§ **What to work on**:
Extract each line of the material that follows exactly and omit its pictures.

§ **Data listing**:
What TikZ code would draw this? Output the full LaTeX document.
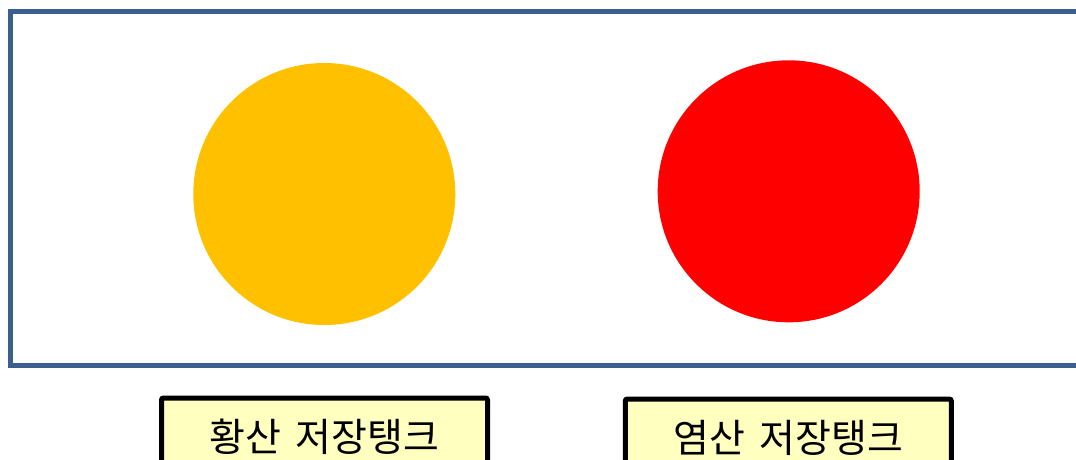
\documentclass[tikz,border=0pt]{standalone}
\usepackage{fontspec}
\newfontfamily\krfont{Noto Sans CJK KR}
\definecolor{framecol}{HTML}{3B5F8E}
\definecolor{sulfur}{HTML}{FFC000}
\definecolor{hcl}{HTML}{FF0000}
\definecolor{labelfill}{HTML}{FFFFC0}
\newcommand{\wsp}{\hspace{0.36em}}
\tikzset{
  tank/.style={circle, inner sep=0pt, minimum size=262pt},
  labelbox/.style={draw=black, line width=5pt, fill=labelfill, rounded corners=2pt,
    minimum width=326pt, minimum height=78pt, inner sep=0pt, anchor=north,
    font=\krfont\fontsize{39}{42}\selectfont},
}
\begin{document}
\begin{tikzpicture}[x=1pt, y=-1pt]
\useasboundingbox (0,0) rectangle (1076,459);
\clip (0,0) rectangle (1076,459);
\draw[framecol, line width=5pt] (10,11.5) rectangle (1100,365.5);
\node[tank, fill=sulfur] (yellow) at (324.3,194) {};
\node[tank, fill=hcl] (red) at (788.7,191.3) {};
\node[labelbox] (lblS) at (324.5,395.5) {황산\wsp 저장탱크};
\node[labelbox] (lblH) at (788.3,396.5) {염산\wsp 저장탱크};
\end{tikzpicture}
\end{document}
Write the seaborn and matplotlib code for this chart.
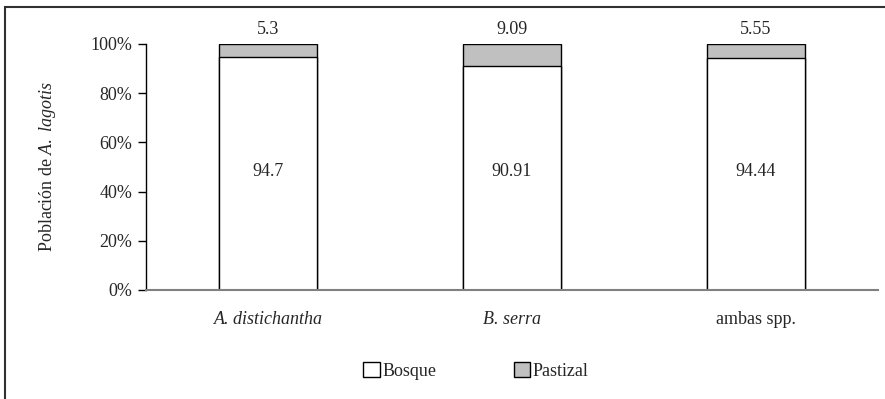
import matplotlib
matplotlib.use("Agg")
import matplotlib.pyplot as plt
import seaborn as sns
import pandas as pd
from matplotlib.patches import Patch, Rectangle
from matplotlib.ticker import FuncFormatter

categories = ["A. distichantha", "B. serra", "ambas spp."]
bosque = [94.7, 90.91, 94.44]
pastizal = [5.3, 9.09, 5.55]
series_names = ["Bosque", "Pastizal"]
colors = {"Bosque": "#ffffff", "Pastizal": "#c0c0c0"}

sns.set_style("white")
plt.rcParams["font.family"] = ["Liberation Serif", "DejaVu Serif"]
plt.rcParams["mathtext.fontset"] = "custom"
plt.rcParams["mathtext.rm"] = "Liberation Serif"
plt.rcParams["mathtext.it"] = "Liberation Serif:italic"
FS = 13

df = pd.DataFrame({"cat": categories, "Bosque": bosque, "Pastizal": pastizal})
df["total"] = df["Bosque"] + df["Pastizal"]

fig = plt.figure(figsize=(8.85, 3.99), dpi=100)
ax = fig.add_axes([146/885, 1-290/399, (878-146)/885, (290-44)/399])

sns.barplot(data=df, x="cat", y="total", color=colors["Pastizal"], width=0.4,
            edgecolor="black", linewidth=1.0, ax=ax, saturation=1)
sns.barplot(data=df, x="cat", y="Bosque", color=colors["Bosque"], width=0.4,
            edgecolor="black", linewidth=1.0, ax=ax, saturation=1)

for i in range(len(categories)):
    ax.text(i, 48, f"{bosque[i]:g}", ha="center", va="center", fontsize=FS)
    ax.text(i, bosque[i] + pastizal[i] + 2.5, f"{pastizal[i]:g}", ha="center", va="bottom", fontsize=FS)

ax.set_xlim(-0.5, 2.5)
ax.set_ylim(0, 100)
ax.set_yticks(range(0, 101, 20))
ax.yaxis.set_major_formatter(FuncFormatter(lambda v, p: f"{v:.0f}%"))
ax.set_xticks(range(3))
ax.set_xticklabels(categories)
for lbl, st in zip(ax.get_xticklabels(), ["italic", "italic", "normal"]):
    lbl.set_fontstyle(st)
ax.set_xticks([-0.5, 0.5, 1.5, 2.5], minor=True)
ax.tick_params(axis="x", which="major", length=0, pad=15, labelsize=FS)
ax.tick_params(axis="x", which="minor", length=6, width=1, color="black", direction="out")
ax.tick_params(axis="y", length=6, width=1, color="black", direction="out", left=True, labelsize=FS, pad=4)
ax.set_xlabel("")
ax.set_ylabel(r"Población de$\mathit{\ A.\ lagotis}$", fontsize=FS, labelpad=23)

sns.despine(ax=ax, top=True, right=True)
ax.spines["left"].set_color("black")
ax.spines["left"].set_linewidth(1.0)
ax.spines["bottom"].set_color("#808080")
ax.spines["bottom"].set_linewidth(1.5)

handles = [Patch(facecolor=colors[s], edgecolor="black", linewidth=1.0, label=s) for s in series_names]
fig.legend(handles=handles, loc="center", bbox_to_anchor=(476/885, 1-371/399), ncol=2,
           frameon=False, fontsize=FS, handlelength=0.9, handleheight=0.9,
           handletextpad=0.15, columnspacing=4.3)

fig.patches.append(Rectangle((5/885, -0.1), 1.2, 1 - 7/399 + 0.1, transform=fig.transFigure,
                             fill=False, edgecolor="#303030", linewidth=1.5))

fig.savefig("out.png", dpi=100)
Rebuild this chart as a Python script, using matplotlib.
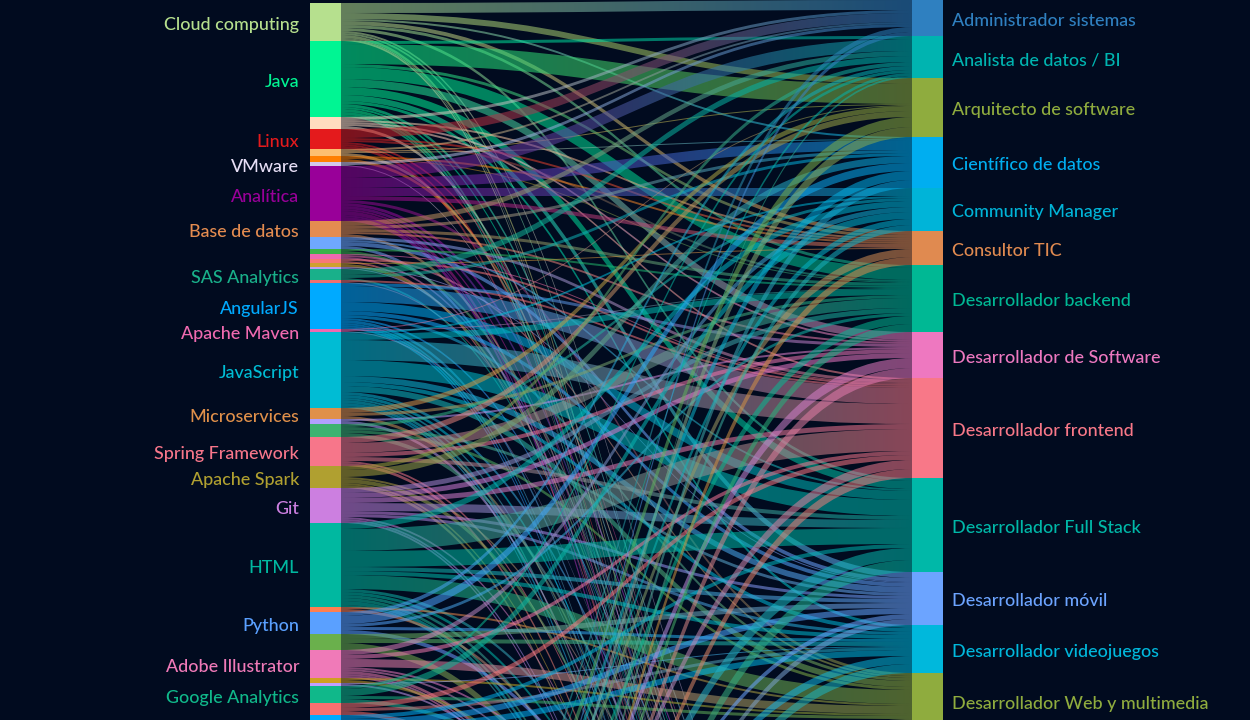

§ **Output for this task**:
What TikZ code would draw this? Output the full LaTeX document.
\documentclass[tikz,border=0pt]{standalone}
\usepackage{fontspec}
\newfontfamily\krfont{Noto Sans CJK KR}
\definecolor{framecol}{HTML}{3B5F8E}
\definecolor{sulfur}{HTML}{FFC000}
\definecolor{hcl}{HTML}{FF0000}
\definecolor{labelfill}{HTML}{FFFFC0}
\newcommand{\wsp}{\hspace{0.36em}}
\tikzset{
  tank/.style={circle, inner sep=0pt, minimum size=262pt},
  labelbox/.style={draw=black, line width=5pt, fill=labelfill, rounded corners=2pt,
    minimum width=326pt, minimum height=78pt, inner sep=0pt, anchor=north,
    font=\krfont\fontsize{39}{42}\selectfont},
}
\begin{document}
\begin{tikzpicture}[x=1pt, y=-1pt]
\useasboundingbox (0,0) rectangle (1076,459);
\clip (0,0) rectangle (1076,459);
\draw[framecol, line width=5pt] (10,11.5) rectangle (1100,365.5);
\node[tank, fill=sulfur] (yellow) at (324.3,194) {};
\node[tank, fill=hcl] (red) at (788.7,191.3) {};
\node[labelbox] (lblS) at (324.5,395.5) {황산\wsp 저장탱크};
\node[labelbox] (lblH) at (788.3,396.5) {염산\wsp 저장탱크};
\end{tikzpicture}
\end{document}
Write the seaborn and matplotlib code for this chart.
import matplotlib
matplotlib.use("Agg")
import matplotlib.pyplot as plt
import seaborn as sns
import pandas as pd
from matplotlib.patches import Patch, Rectangle
from matplotlib.ticker import FuncFormatter

categories = ["A. distichantha", "B. serra", "ambas spp."]
bosque = [94.7, 90.91, 94.44]
pastizal = [5.3, 9.09, 5.55]
series_names = ["Bosque", "Pastizal"]
colors = {"Bosque": "#ffffff", "Pastizal": "#c0c0c0"}

sns.set_style("white")
plt.rcParams["font.family"] = ["Liberation Serif", "DejaVu Serif"]
plt.rcParams["mathtext.fontset"] = "custom"
plt.rcParams["mathtext.rm"] = "Liberation Serif"
plt.rcParams["mathtext.it"] = "Liberation Serif:italic"
FS = 13

df = pd.DataFrame({"cat": categories, "Bosque": bosque, "Pastizal": pastizal})
df["total"] = df["Bosque"] + df["Pastizal"]

fig = plt.figure(figsize=(8.85, 3.99), dpi=100)
ax = fig.add_axes([146/885, 1-290/399, (878-146)/885, (290-44)/399])

sns.barplot(data=df, x="cat", y="total", color=colors["Pastizal"], width=0.4,
            edgecolor="black", linewidth=1.0, ax=ax, saturation=1)
sns.barplot(data=df, x="cat", y="Bosque", color=colors["Bosque"], width=0.4,
            edgecolor="black", linewidth=1.0, ax=ax, saturation=1)

for i in range(len(categories)):
    ax.text(i, 48, f"{bosque[i]:g}", ha="center", va="center", fontsize=FS)
    ax.text(i, bosque[i] + pastizal[i] + 2.5, f"{pastizal[i]:g}", ha="center", va="bottom", fontsize=FS)

ax.set_xlim(-0.5, 2.5)
ax.set_ylim(0, 100)
ax.set_yticks(range(0, 101, 20))
ax.yaxis.set_major_formatter(FuncFormatter(lambda v, p: f"{v:.0f}%"))
ax.set_xticks(range(3))
ax.set_xticklabels(categories)
for lbl, st in zip(ax.get_xticklabels(), ["italic", "italic", "normal"]):
    lbl.set_fontstyle(st)
ax.set_xticks([-0.5, 0.5, 1.5, 2.5], minor=True)
ax.tick_params(axis="x", which="major", length=0, pad=15, labelsize=FS)
ax.tick_params(axis="x", which="minor", length=6, width=1, color="black", direction="out")
ax.tick_params(axis="y", length=6, width=1, color="black", direction="out", left=True, labelsize=FS, pad=4)
ax.set_xlabel("")
ax.set_ylabel(r"Población de$\mathit{\ A.\ lagotis}$", fontsize=FS, labelpad=23)

sns.despine(ax=ax, top=True, right=True)
ax.spines["left"].set_color("black")
ax.spines["left"].set_linewidth(1.0)
ax.spines["bottom"].set_color("#808080")
ax.spines["bottom"].set_linewidth(1.5)

handles = [Patch(facecolor=colors[s], edgecolor="black", linewidth=1.0, label=s) for s in series_names]
fig.legend(handles=handles, loc="center", bbox_to_anchor=(476/885, 1-371/399), ncol=2,
           frameon=False, fontsize=FS, handlelength=0.9, handleheight=0.9,
           handletextpad=0.15, columnspacing=4.3)

fig.patches.append(Rectangle((5/885, -0.1), 1.2, 1 - 7/399 + 0.1, transform=fig.transFigure,
                             fill=False, edgecolor="#303030", linewidth=1.5))

fig.savefig("out.png", dpi=100)
Rebuild this chart as a Python script, using matplotlib.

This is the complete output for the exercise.